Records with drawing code
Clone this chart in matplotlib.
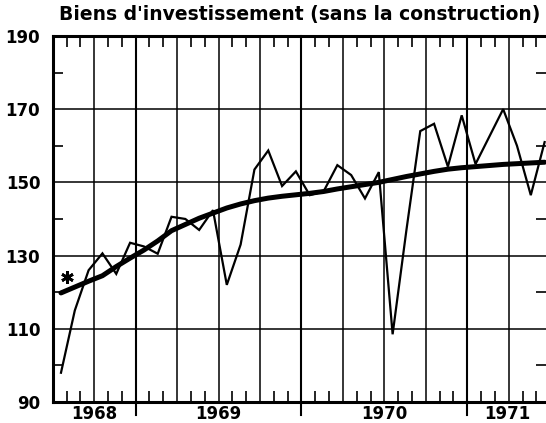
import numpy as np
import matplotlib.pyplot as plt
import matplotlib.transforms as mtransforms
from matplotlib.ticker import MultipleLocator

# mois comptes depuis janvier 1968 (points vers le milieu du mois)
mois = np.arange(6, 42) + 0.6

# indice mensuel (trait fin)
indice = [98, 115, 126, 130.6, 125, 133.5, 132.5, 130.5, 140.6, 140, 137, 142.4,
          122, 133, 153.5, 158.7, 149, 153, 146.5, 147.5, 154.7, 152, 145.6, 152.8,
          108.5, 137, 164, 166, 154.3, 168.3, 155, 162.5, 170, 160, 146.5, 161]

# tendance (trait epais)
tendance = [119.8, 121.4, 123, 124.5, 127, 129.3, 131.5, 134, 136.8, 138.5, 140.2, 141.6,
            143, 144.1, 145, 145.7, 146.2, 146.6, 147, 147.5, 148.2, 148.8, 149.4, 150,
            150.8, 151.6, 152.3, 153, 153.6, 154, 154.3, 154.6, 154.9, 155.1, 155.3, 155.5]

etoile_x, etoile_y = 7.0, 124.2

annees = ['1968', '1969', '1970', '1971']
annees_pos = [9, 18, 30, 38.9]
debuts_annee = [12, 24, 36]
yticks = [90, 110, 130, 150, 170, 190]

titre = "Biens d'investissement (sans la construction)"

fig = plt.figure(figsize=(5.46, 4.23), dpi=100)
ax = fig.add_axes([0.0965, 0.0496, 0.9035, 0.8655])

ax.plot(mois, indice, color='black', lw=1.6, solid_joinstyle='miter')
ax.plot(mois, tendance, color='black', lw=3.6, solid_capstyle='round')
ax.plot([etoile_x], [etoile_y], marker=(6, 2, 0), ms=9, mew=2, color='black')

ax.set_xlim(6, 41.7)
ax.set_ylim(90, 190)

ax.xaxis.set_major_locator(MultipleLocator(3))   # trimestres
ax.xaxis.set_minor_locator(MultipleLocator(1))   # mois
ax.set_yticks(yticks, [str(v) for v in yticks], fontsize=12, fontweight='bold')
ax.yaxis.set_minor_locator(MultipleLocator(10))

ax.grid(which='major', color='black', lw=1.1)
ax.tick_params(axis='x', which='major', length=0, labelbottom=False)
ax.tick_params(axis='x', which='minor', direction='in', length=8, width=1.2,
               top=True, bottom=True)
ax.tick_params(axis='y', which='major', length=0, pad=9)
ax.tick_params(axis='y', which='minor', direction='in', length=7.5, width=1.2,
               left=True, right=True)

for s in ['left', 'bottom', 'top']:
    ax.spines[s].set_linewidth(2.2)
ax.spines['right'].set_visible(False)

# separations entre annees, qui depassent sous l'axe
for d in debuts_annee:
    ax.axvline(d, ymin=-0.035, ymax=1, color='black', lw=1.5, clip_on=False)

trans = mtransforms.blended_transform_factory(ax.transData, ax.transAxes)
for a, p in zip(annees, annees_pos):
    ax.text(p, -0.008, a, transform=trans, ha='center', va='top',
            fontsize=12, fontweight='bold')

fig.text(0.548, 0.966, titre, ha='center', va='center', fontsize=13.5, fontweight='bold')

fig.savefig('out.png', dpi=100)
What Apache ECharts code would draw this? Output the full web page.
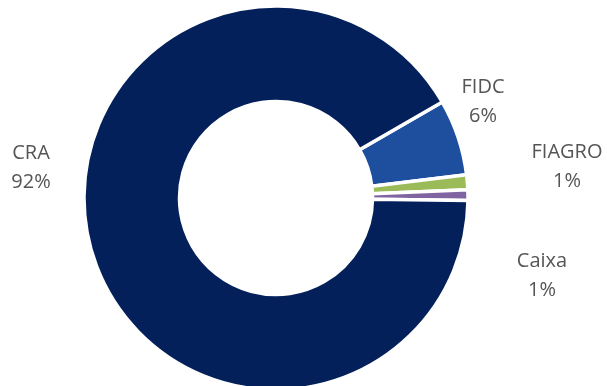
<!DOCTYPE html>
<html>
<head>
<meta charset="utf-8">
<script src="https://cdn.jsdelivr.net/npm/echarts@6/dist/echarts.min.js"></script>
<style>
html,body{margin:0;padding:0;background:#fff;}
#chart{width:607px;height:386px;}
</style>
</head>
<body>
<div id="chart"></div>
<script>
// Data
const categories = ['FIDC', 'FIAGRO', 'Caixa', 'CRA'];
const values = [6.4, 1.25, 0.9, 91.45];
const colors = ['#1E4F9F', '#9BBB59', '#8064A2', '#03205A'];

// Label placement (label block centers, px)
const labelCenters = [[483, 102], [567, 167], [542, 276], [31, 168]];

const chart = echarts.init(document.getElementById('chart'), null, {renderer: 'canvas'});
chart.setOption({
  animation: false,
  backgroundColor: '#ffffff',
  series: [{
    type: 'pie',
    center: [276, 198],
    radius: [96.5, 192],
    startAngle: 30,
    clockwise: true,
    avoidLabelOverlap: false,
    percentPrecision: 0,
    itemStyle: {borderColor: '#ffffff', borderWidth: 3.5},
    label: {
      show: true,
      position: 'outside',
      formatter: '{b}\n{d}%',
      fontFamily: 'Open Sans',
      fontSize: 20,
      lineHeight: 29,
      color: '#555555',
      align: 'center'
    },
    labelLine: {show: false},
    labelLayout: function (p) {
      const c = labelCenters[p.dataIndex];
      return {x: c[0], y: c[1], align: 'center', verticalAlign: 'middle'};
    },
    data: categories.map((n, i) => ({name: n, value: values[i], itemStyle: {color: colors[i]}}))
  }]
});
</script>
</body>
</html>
==
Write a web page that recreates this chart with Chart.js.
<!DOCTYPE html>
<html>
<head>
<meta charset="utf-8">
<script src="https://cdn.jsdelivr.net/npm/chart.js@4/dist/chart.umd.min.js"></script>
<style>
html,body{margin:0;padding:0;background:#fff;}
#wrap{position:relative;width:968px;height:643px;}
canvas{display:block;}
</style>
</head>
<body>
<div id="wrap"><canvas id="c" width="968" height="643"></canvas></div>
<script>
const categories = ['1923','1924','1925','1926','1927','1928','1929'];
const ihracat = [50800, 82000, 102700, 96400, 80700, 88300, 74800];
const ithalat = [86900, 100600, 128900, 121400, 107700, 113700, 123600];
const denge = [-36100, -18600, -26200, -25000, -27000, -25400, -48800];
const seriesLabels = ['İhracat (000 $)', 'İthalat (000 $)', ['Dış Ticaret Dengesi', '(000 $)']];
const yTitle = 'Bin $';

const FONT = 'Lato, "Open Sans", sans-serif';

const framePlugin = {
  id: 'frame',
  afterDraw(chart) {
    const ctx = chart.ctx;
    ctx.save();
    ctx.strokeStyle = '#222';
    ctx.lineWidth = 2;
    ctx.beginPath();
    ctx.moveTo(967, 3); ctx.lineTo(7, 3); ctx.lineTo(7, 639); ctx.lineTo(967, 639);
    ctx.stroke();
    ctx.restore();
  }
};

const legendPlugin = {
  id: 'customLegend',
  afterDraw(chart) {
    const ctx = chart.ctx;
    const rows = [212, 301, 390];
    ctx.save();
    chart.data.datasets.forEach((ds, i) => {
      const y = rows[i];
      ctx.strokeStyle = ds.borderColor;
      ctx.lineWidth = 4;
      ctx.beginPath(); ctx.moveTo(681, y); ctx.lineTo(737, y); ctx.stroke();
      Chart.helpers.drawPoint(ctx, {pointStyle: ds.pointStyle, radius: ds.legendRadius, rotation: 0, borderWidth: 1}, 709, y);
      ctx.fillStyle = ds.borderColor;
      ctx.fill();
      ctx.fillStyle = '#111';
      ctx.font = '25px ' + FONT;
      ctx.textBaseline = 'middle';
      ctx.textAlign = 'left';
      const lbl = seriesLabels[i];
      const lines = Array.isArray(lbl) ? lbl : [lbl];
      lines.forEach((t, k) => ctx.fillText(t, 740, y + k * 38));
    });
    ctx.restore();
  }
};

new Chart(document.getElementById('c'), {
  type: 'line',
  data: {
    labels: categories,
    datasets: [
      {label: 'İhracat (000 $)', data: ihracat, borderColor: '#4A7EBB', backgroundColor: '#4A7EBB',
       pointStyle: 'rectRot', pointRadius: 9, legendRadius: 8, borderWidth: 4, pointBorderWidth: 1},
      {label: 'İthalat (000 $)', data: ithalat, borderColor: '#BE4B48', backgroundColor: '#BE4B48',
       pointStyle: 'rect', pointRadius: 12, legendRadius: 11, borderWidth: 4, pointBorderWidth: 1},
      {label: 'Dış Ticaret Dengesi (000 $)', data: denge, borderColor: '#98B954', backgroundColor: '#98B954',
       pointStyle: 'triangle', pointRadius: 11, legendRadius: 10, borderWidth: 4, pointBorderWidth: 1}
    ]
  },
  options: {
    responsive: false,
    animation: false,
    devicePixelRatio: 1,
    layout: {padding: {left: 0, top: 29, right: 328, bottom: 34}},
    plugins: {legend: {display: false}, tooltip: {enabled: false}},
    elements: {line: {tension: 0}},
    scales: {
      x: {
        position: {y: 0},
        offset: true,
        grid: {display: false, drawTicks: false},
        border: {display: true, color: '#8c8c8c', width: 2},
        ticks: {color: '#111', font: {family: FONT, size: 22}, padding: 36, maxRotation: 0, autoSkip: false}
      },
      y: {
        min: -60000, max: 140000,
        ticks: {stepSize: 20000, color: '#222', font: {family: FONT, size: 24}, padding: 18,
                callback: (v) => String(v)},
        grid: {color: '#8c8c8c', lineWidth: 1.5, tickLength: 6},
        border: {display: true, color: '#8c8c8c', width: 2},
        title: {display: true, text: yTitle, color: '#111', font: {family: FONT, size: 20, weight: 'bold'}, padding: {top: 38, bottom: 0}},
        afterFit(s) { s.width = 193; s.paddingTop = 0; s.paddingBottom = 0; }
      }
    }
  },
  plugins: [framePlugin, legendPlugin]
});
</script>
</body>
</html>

### THE TASK
In the entries above, identify each line that includes the string "page", then copy it.

### TASK OUTPUT
What Apache ECharts code would draw this? Output the full web page.
Write a web page that recreates this chart with Chart.js.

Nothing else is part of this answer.